Response: There is no indication that Lehi was a metalsmith, or even knew how to do such work. It is Nephi who had the ability, and he might have picked it up from different sources—after all, how did he built a ship that would take them ten thousand miles across deep ocean, something that could not be done by shipwrights of the time? This ability would certainly be a greater trade skill than metal smithing, for everyone’s life depended on his ability in building his ship. Lehi, on the other hand, is not mentioned in any way as having anything to do with any of Nephi’s skills. Besides, forging metal ore to make tools is not the same as that needed for smithing precious metals.
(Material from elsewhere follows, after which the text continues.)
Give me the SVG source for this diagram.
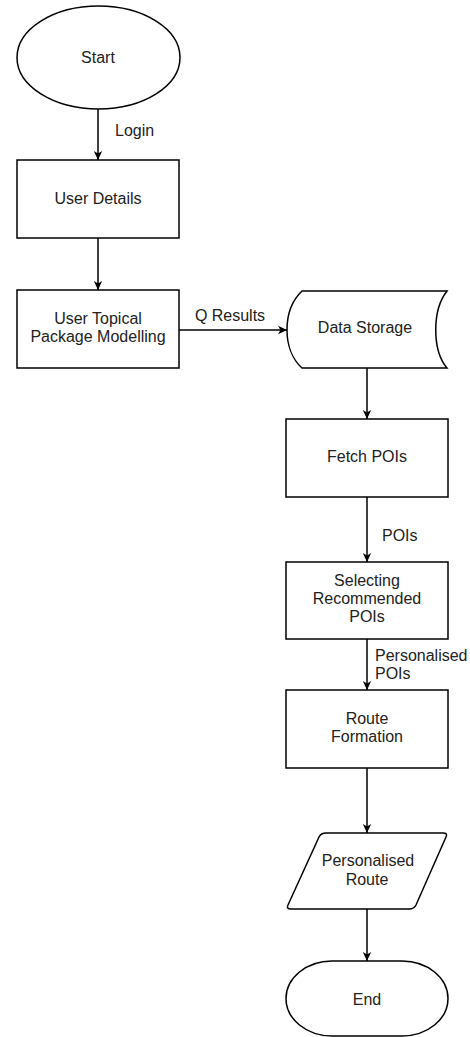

The former he could do when building his ship, and might have been the high tech occupation of his day—at least when making a ship like that of Nephi’s vessel. His ship was not made of iron, nor were the houses, buildings and temple he built in the Land of Promise. The "ore" mentioned by Nephi was to build tools (1 Npewhi 17:9). After building his ship and sailing to the new world, Nephi teaches his people how to work with precious metals, but does not describe to what extent is meant, or the level of skill involved--a skill he obviously picked up when the Lord instructed him how to build his ship.